--- BEGIN RECORDED DATA ---

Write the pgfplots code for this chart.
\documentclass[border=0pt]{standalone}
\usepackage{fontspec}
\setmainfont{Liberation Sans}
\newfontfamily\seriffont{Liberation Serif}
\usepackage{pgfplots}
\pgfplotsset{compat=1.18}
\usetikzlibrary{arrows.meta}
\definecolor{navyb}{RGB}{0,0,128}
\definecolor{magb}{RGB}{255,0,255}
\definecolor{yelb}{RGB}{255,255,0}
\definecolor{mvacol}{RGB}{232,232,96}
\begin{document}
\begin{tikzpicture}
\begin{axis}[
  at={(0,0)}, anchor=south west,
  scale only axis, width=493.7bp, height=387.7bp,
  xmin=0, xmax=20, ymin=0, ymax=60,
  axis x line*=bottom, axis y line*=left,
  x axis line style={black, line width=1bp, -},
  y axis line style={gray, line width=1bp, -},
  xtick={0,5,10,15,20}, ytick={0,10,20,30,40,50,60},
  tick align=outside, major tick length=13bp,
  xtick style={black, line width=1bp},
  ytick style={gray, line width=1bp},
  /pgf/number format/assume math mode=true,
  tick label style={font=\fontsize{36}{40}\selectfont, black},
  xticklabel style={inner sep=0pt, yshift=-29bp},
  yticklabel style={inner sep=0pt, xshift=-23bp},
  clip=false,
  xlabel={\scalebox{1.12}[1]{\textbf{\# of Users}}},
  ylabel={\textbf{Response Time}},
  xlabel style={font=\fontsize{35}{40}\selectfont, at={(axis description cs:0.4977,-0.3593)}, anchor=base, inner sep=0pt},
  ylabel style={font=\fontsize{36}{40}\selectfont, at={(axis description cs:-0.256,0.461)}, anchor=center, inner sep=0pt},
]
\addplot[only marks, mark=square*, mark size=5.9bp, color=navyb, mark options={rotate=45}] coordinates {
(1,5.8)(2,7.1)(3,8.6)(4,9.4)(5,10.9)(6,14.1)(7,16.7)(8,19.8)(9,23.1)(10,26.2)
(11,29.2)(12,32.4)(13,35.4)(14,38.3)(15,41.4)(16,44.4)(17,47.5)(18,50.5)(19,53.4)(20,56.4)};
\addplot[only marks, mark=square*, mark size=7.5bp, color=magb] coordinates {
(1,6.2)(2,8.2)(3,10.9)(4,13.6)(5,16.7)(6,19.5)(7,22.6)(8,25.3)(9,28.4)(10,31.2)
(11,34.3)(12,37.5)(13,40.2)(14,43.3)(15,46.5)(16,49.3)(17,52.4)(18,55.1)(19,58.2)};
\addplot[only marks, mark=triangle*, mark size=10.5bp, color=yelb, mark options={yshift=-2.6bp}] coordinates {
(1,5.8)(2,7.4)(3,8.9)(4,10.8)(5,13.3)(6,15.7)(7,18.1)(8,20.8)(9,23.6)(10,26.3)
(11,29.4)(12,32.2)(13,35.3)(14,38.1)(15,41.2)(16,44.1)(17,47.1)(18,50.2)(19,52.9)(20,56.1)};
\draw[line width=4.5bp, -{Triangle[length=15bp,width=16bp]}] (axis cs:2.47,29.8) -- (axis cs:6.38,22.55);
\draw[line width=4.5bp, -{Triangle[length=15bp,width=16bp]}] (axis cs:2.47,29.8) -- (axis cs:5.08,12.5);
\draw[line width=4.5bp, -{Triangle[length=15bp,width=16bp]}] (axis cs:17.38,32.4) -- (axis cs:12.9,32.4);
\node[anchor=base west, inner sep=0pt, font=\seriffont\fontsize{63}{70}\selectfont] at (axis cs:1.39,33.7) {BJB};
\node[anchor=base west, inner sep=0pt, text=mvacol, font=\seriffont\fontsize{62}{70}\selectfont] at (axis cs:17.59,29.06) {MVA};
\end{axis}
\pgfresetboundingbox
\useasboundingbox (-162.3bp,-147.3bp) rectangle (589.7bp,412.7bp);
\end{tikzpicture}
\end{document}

--- END RECORDED DATA ---

**TASK DIRECTIONS:** Repeat the data exactly. Leave nothing out.

**IN RESPONSE:**
Write the pgfplots code for this chart.
\documentclass[border=0pt]{standalone}
\usepackage{fontspec}
\setmainfont{Liberation Sans}
\newfontfamily\seriffont{Liberation Serif}
\usepackage{pgfplots}
\pgfplotsset{compat=1.18}
\usetikzlibrary{arrows.meta}
\definecolor{navyb}{RGB}{0,0,128}
\definecolor{magb}{RGB}{255,0,255}
\definecolor{yelb}{RGB}{255,255,0}
\definecolor{mvacol}{RGB}{232,232,96}
\begin{document}
\begin{tikzpicture}
\begin{axis}[
  at={(0,0)}, anchor=south west,
  scale only axis, width=493.7bp, height=387.7bp,
  xmin=0, xmax=20, ymin=0, ymax=60,
  axis x line*=bottom, axis y line*=left,
  x axis line style={black, line width=1bp, -},
  y axis line style={gray, line width=1bp, -},
  xtick={0,5,10,15,20}, ytick={0,10,20,30,40,50,60},
  tick align=outside, major tick length=13bp,
  xtick style={black, line width=1bp},
  ytick style={gray, line width=1bp},
  /pgf/number format/assume math mode=true,
  tick label style={font=\fontsize{36}{40}\selectfont, black},
  xticklabel style={inner sep=0pt, yshift=-29bp},
  yticklabel style={inner sep=0pt, xshift=-23bp},
  clip=false,
  xlabel={\scalebox{1.12}[1]{\textbf{\# of Users}}},
  ylabel={\textbf{Response Time}},
  xlabel style={font=\fontsize{35}{40}\selectfont, at={(axis description cs:0.4977,-0.3593)}, anchor=base, inner sep=0pt},
  ylabel style={font=\fontsize{36}{40}\selectfont, at={(axis description cs:-0.256,0.461)}, anchor=center, inner sep=0pt},
]
\addplot[only marks, mark=square*, mark size=5.9bp, color=navyb, mark options={rotate=45}] coordinates {
(1,5.8)(2,7.1)(3,8.6)(4,9.4)(5,10.9)(6,14.1)(7,16.7)(8,19.8)(9,23.1)(10,26.2)
(11,29.2)(12,32.4)(13,35.4)(14,38.3)(15,41.4)(16,44.4)(17,47.5)(18,50.5)(19,53.4)(20,56.4)};
\addplot[only marks, mark=square*, mark size=7.5bp, color=magb] coordinates {
(1,6.2)(2,8.2)(3,10.9)(4,13.6)(5,16.7)(6,19.5)(7,22.6)(8,25.3)(9,28.4)(10,31.2)
(11,34.3)(12,37.5)(13,40.2)(14,43.3)(15,46.5)(16,49.3)(17,52.4)(18,55.1)(19,58.2)};
\addplot[only marks, mark=triangle*, mark size=10.5bp, color=yelb, mark options={yshift=-2.6bp}] coordinates {
(1,5.8)(2,7.4)(3,8.9)(4,10.8)(5,13.3)(6,15.7)(7,18.1)(8,20.8)(9,23.6)(10,26.3)
(11,29.4)(12,32.2)(13,35.3)(14,38.1)(15,41.2)(16,44.1)(17,47.1)(18,50.2)(19,52.9)(20,56.1)};
\draw[line width=4.5bp, -{Triangle[length=15bp,width=16bp]}] (axis cs:2.47,29.8) -- (axis cs:6.38,22.55);
\draw[line width=4.5bp, -{Triangle[length=15bp,width=16bp]}] (axis cs:2.47,29.8) -- (axis cs:5.08,12.5);
\draw[line width=4.5bp, -{Triangle[length=15bp,width=16bp]}] (axis cs:17.38,32.4) -- (axis cs:12.9,32.4);
\node[anchor=base west, inner sep=0pt, font=\seriffont\fontsize{63}{70}\selectfont] at (axis cs:1.39,33.7) {BJB};
\node[anchor=base west, inner sep=0pt, text=mvacol, font=\seriffont\fontsize{62}{70}\selectfont] at (axis cs:17.59,29.06) {MVA};
\end{axis}
\pgfresetboundingbox
\useasboundingbox (-162.3bp,-147.3bp) rectangle (589.7bp,412.7bp);
\end{tikzpicture}
\end{document}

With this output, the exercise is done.